Basti pensare al giovane Ridley Scott per cui recitò ne "I duellanti" in cambio di una cassa di champagne, a Stephen Frears ("Gumshoe"), Roland Neame ("Scrooge"), Alan Parker ("Spara alla luna"), Peter Yates ("Servo di scena"), Mike Figgis ("I ricordi di Abbey"). Fino a Sam Mendes che gli regalò nel 2012 l'ultima apparizione cinematografica con il formidabile cameo in "Skyfall" nel ruolo del guardiacaccia Kinkaid che affianca James Bond nell'ultima battaglia per salvare il suo capo, M. Oltre oceano le soddisfazioni gli arrivano soprattutto da grandi vecchi e giovani maestri di Hollywood. Sidney Lumet gli affida la parte di Hercule Poirot nel corale "Assassinio sull'Orient Express" (1974) per il quale vince la concorrenza di Alec Guinnes e Paul Scofield  e ottiene l'assenso più ambito, quello della stessa Agatha Christie, sull'onda di uno straordinario successo di pubblico.
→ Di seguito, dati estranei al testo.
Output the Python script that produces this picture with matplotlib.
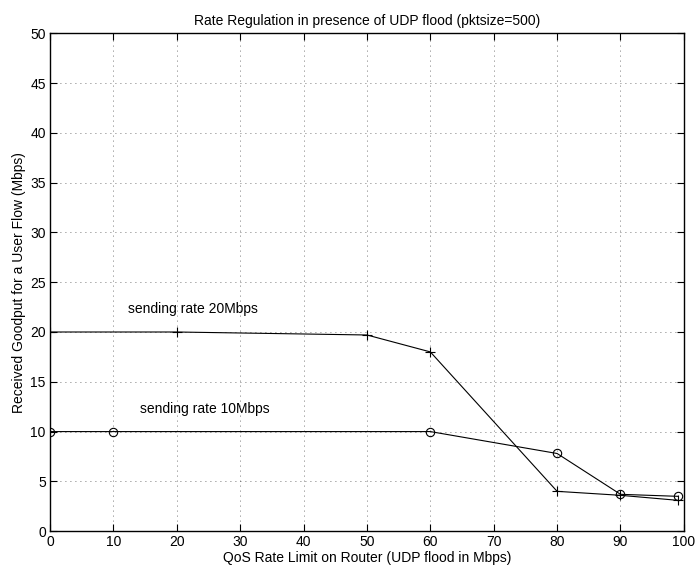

Attore e regista si ritroveranno sul set dell'ultimo film di Lumet, "Onora il padre e la madre" (2006), dando vita a un duetto di virtuosismo dietro e davanti alla macchina da presa. A Hollywood Finney era stato adottato da John Huston ("Per me è stato come un secondo padre") che lo chiama per "Annie" (1982) regalandogli il più ricco contratto della sua carriera (un milione di dollari) e poi per "Sotto il vulcano" (1984). 

Il testimone passerà poi ai più giovani Fratelli Coen ("Crocevia della morte", 1990), Steven Soderbergh ("Erin Brockovich", 2000) e soprattutto Tim Burton che lo vuole nel suo film più personale e commovente, "The Big Fish" nel 2003. Nel ruolo di un padre sbruffone e sognatore, mentitore e favolista, cinico e romantico, Finney si riconosce totalmente, fino a farne il suo alter ego artistico. Ed è così che oggi merita di essere ricordato: attore e istrione, disincantato e romantico, timido e sfrontato.